We’ll give it to you straight — nobody, not even the best writers, can effectively edit their own work to perfection. If you are hoping to be traditionally published, hiring a professional editor is a must. Should you be considering the self-publishing route, instead, you can absolutely dump your poorly-edited, typo-packed, novel on one of the ebook platforms, but that won’t put you on the path to success. Hire an editor, then, but before you do, you can do plenty of the polishing work on your own.
The stages of editing include:
- Reading your entire novel cover to cover, and taking notes wherever you notice that something is “off”. You’re looking at the broader picture, here — hunt for character inconsistencies, pacing issues, or plot points you’re completely unhappy with. Begin by making the changes you need to make at this macro level.
- Examining the flow of each chapter, and ensuring that something important happens in each one.
- Looking more closely at your paragraphs, sentences, and word choices, and experimenting whether small changes could improve your novel.
- Weeding out spelling and grammar mistakes, and making sure that you follow a consistent style (meaning, for instance, that you should not alternate between writing “three” and “3”, but stick to one).
After you’ve polished your romance novel as much as you can, you can ask beta readers to offer feedback.
8. Publish Your Romance Novel
Did you make it through all the previous stages? You’re now in the stage where you can consider self-publishing your romance novel, or start querying literary agents. This step is optional. Lots of people write novels they have no intention of publishing, and you can certainly leave your novel on the shelf for a while before taking this scary but exciting step, too.
Key Tips to Help You Write a Successful Romance Novel
So far, we’ve taken an in-depth look at all the things aspiring romance novel writers should consider as they craft a compelling story that readers will love. The actual writing process may, however, be the most daunting for you — and setting up a routine or schedule, as well as creating the physical and mental space you need to be able to focus on writing, plays a key role in getting you to the finish line.
To make sure that you can write, and write consistently, you may want to:
- Set a block of time aside for novel writing every single day, every working day, or every weekend day — whatever realistically works for you. This will “force” you to keep writing, and eventually, get you into a routine where your brain mentally prepares itself to go into “novel mode”.
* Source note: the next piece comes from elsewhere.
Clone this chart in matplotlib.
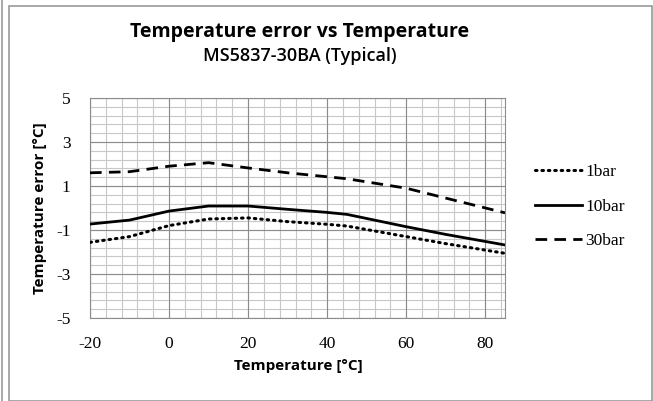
import matplotlib
matplotlib.use("Agg")
import matplotlib.pyplot as plt
from matplotlib.lines import Line2D
from matplotlib.patches import Rectangle
import numpy as np

plt.rcParams["axes.unicode_minus"] = False

# ── Datos ─────────────────────────────────────────────────
temperatura = [-20, -10, 0, 10, 20, 30, 40, 45, 60, 70, 85]
error_1bar  = [-1.56, -1.30, -0.80, -0.50, -0.45, -0.62, -0.74, -0.82, -1.30, -1.62, -2.06]
error_10bar = [-0.73, -0.55, -0.14, 0.09, 0.09, -0.06, -0.20, -0.29, -0.85, -1.20, -1.68]
error_30bar = [1.60, 1.65, 1.90, 2.06, 1.82, 1.60, 1.42, 1.33, 0.90, 0.45, -0.22]

series = [
    ("1bar",  error_1bar,  (0, (0.5, 1.6))),
    ("10bar", error_10bar, "-"),
    ("30bar", error_30bar, (0, (4.2, 2.6))),
]

xticks = [-20, 0, 20, 40, 60, 80]
yticks = [-5, -3, -1, 1, 3, 5]

C_GRID_MAJ = "#8c8c8c"
C_GRID_MIN = "#c8c8c8"

fig = plt.figure(figsize=(6.53, 4.01), dpi=100, facecolor="white")
ax = fig.add_axes([90 / 653, 1 - 318 / 401, 415 / 653, 220 / 401])

# grilla estilo Excel
for x in np.arange(-20, 85.1, 4):
    ax.axvline(x, color=C_GRID_MIN, linewidth=0.8, zorder=1)
for x in xticks:
    ax.axvline(x, color=C_GRID_MAJ, linewidth=0.8, zorder=1.5)
for y in np.arange(-5, 5.01, 0.4):
    ax.axhline(y, color=C_GRID_MIN, linewidth=0.8, zorder=1)
for y in yticks:
    ax.axhline(y, color=C_GRID_MAJ, linewidth=0.8, zorder=1.5)

for nombre, valores, estilo in series:
    lw = 2.2 if nombre == "1bar" else 2.0
    ln, = ax.plot(temperatura, valores, color="black", linewidth=lw,
                  linestyle=estilo, label=nombre, zorder=3)
    if nombre == "1bar":
        ln.set_dash_capstyle("round")

ax.set_xlim(-20, 85)
ax.set_ylim(-5, 5)
ax.set_xticks(xticks)
ax.set_yticks(yticks)
ax.tick_params(axis="x", length=0, pad=13, labelsize=12.5)
ax.tick_params(axis="y", length=0, pad=14, labelsize=12.5)
for lab in ax.get_xticklabels() + ax.get_yticklabels():
    lab.set_fontfamily("Liberation Serif")
for s in ax.spines.values():
    s.set_color(C_GRID_MAJ)
    s.set_linewidth(0.8)

fig.text(300 / 653, 1 - 32 / 401, "Temperature error vs Temperature",
         ha="center", va="center", fontsize=14, fontweight="bold",
         family="Open Sans")
fig.text(300 / 653, 1 - 56 / 401, "MS5837-30BA (Typical)",
         ha="center", va="center", fontsize=13, fontweight="semibold",
         family="Open Sans")
fig.text(298 / 653, 1 - 366 / 401, "Temperature [°C]",
         ha="center", va="center", fontsize=11, fontweight="bold",
         family="Open Sans")
fig.text(40 / 653, 1 - 208 / 401, "Temperature error [°C]",
         ha="center", va="center", fontsize=11, fontweight="bold",
         family="Open Sans", rotation=90)

leg = ax.legend(loc="upper left", bbox_to_anchor=(1.035, 0.77), frameon=False,
                handlelength=2.7, handletextpad=0.2, labelspacing=1.05,
                prop={"family": "Liberation Serif", "size": 12.5})

# marco de la imagen
fig.add_artist(Rectangle((9 / 653, 0.5 / 401), 643 / 653, 394.5 / 401,
                         transform=fig.transFigure, fill=False,
                         edgecolor="#9a9a9a", linewidth=1.2))
fig.add_artist(Line2D([1.5 / 653, 1.5 / 653], [0, 1], transform=fig.transFigure,
                      color="#9a9a9a", linewidth=1.2))

plt.savefig("out.png", dpi=100, facecolor="white")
- Some writers instead set themselves the goal to produce a set number of words per day, and this can be just as effective.
- Let go of the idea that you need to feel “inspired” or “creative” to be able to write. It’s true that your writing will effortlessly flow from your mind when you’re in the “zone”, but writing is a skill you can develop by practicing it.
- Create a calming and comfortable work space where you will not be interrupted by others. Decorate it with things that get you in the mood, and keep it clutter-free.
- If you’re a perfectionist, commit to refraining from editing (or repeatedly deleting paragraphs you have already written) while you are writing. Tell yourself that you have to write three pages, 2,000 words, or keep writing for an hour, before you can edit or delete anything. OK, you can fix typos, but don’t agonize over your syntax or vocabulary until later.
- Do you feel completely lost? Take a break from writing and read good novels yourself. Immersing yourself in beautiful language is bound to inspire you.
Above all, keep going. Promise yourself that you will finish this romance novel. It doesn’t have to be good, but it has to be finished. You can do it!